Um processo simples e não raro entre homens públicos. A idéia básica era lançada em pequenas frases ou conceitos, às vezes complementados com indicações como "consulte dados técnicos" ou "não estou a par das últimas cifras, veja o "Diário Oficial'". O redator, de posse dos dados, fazia uma versão inicial e a levava ao presidente, que passava dois ou três dias examinando cada frase, palavra por palavra. Fazia correções que iam da simples eliminação de uma vírgula à intromissão de um parágrafo inteiro.
Devolvia o texto ao redator para nova versão. E o documento ia e vinha, três, quatro, às vezes cinco vezes, entre o redator e o presidente, até que fossem encontrados o texto e o espírito exatos. Essa mecânica redacional era usada por ele desde 1930: o manifesto em que o presidente do Rio Grande do Sul lançou o brado da revolução teve redação demorada, a quatro mãos, entre Luís Vergara e Vargas. E foi adotada ao longo de toda a vida pública de Getúlio. Era uma rotina.
Ao receber os primeiros esboços, Maciel Filho pensou tratar-se de um discurso ou de uma declaração do governo, pressionado então pelos acontecimentos. Contudo, pelo teor de algumas emendas posteriores, começou a suspeitar de que alguma coisa se escondia naquela mensagem. A crise chegava a seu clímax, e a possibilidade de um movimento armado era, dia a dia, pouco mais do que uma hipótese e pouco menos do que uma imposição.

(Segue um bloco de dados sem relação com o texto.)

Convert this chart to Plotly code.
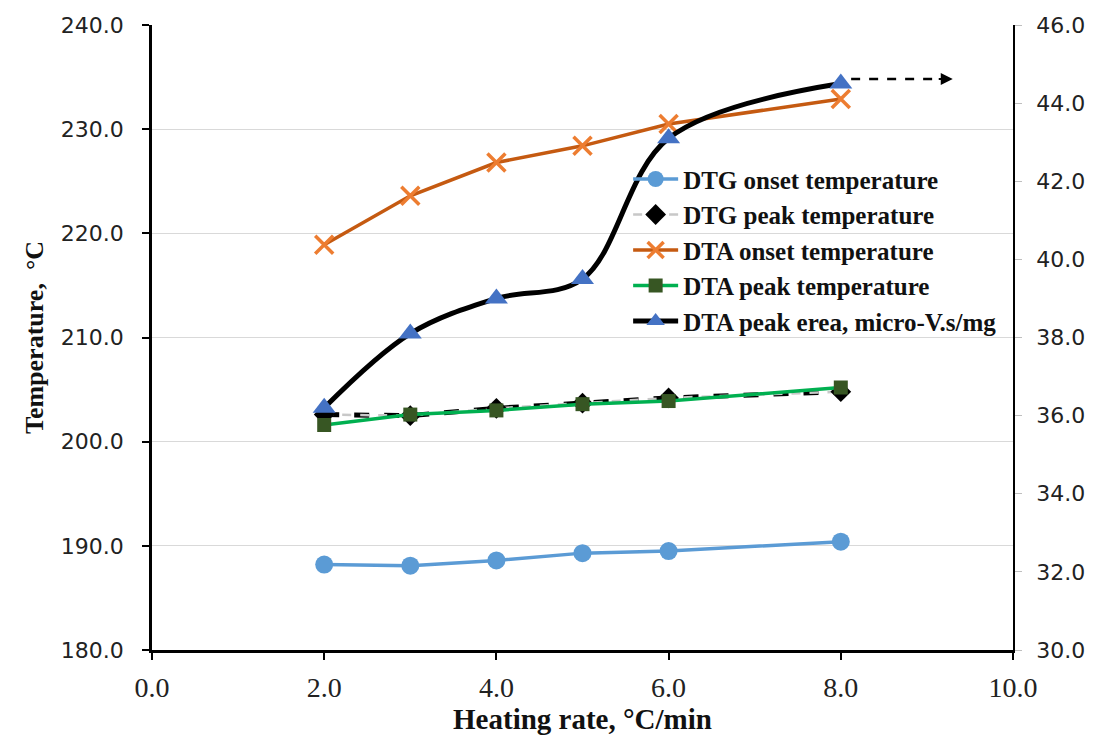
import plotly.graph_objects as go

heating_rate = [2, 3, 4, 5, 6, 8]
dtg_onset = [188.2, 188.1, 188.6, 189.3, 189.5, 190.4]
dtg_peak = [202.6, 202.5, 203.2, 203.7, 204.2, 204.8]
dta_onset = [218.9, 223.6, 226.8, 228.4, 230.5, 232.9]
dta_peak = [201.6, 202.6, 203.0, 203.6, 203.9, 205.2]
dta_area = [36.2, 38.1, 39.0, 39.5, 43.1, 44.5]

names = ["DTG onset temperature", "DTG peak temperature", "DTA onset temperature",
         "DTA peak temperature", "DTA peak erea, micro-V.s/mg"]

SERIF = "Liberation Serif, Times New Roman, serif"
SANS = "DejaVu Sans, Verdana, sans-serif"

fig = go.Figure()

fig.add_trace(go.Scatter(x=heating_rate, y=dtg_onset, name=names[0], mode="lines+markers",
                         line=dict(color="#5B9BD5", width=3.5),
                         marker=dict(symbol="circle", size=18, color="#5B9BD5")))
# DTG peak: black-outlined gray dashed line
fig.add_trace(go.Scatter(x=heating_rate, y=dtg_peak, name=names[1], mode="lines",
                         line=dict(color="#000000", width=5, dash="dash"),
                         legendgroup="dtgp", showlegend=False, hoverinfo="skip"))
fig.add_trace(go.Scatter(x=heating_rate, y=dtg_peak, name=names[1], mode="lines+markers",
                         legendgroup="dtgp",
                         line=dict(color="#C8C8C8", width=2.5, dash="dash"),
                         marker=dict(symbol="diamond", size=16, color="#000000")))
fig.add_trace(go.Scatter(x=heating_rate, y=dta_onset, name=names[2], mode="lines+markers",
                         line=dict(color="#C55A11", width=3.5),
                         marker=dict(symbol="x-thin", size=18,
                                     line=dict(width=3.5, color="#ED7D31"))))
fig.add_trace(go.Scatter(x=heating_rate, y=dta_peak, name=names[3], mode="lines+markers",
                         line=dict(color="#00B050", width=3.5),
                         marker=dict(symbol="square", size=14, color="#375623")))
fig.add_trace(go.Scatter(x=heating_rate, y=dta_area, name=names[4], mode="lines+markers",
                         yaxis="y2",
                         line=dict(color="#000000", width=5, shape="spline", smoothing=1.0),
                         marker=dict(symbol="triangle-up", size=20, color="#4472C4")))

# dashed arrow annotation beyond the last area point
fig.add_shape(type="line", xref="x", yref="y2", x0=8.12, x1=9.15, y0=44.62, y1=44.62,
              line=dict(color="#000000", width=2.5, dash="dash"))
fig.add_annotation(xref="x", yref="y2", axref="x", ayref="y2", x=9.3, y=44.62,
                   ax=9.12, ay=44.62, showarrow=True, arrowhead=2, arrowsize=1.2,
                   arrowwidth=2, arrowcolor="#000000", text="")

fig.update_layout(
    width=1093, height=742,
    margin=dict(l=152, r=80, t=25, b=92),
    plot_bgcolor="white", paper_bgcolor="white",
    showlegend=True,
    legend=dict(x=0.553, y=0.79, xanchor="left", yanchor="top",
                bgcolor="rgba(0,0,0,0)",
                font=dict(family=SERIF, size=25, color="#111111", weight="bold"),
                tracegroupgap=0, itemwidth=45),
    xaxis=dict(range=[0, 10], tickvals=[0, 2, 4, 6, 8, 10],
               ticktext=["0.0", "2.0", "4.0", "6.0", "8.0", "10.0"],
               automargin=False,
               showline=True, linecolor="#000000", linewidth=2.5,
               ticks="outside", ticklen=7, tickcolor="#000000", tickwidth=1.5,
               showgrid=False, zeroline=False, ticklabelstandoff=4,
               tickfont=dict(family=SERIF, size=28, color="#222222"),
               title=dict(text="Heating rate, °C/min", standoff=6,
                          font=dict(family=SERIF, size=29, color="#111111", weight="bold"))),
    yaxis=dict(range=[180, 240], tickvals=[180, 190, 200, 210, 220, 230, 240],
               ticktext=["180.0", "190.0", "200.0", "210.0", "220.0", "230.0", "240.0"],
               automargin=False,
               showline=True, linecolor="#000000", linewidth=2.5,
               ticks="outside", ticklen=7, tickcolor="#000000", tickwidth=1.5,
               showgrid=True, gridcolor="#D9D9D9", gridwidth=1, zeroline=False,
               ticklabelstandoff=14,
               tickfont=dict(family=SANS, size=22, color="#222222"),
               title=dict(text="Temperature,  °C", standoff=10,
                          font=dict(family=SERIF, size=26, color="#111111", weight="bold"))),
    yaxis2=dict(range=[30, 46], tickvals=[30, 32, 34, 36, 38, 40, 42, 44, 46],
                ticktext=["30.0", "32.0", "34.0", "36.0", "38.0", "40.0", "42.0", "44.0", "46.0"],
                overlaying="y", side="right", automargin=False,
                showline=True, linecolor="#000000", linewidth=1.5,
                ticks="outside", ticklen=7, tickcolor="#BFBFBF", tickwidth=1,
                showgrid=False, zeroline=False, ticklabelstandoff=10,
                tickfont=dict(family=SANS, size=22, color="#222222")),
)

fig.write_html("out.html")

Sim, talvez fosse isto: em caso de luta armada ou de uma alucinada resistência pessoal em defesa de seu mandato e de sua honra, o presidente necessitaria lançar um manifesto ou, quando menos, deixar um testamento. Examinada posteriormente, e a sangue-frio, a carta pareceria, em sua redação final, um bilhete de suicida. Mas a resistência, mesmo a simples resistência política, naquela crise e naquela altura da crise, equivalia a um suicídio.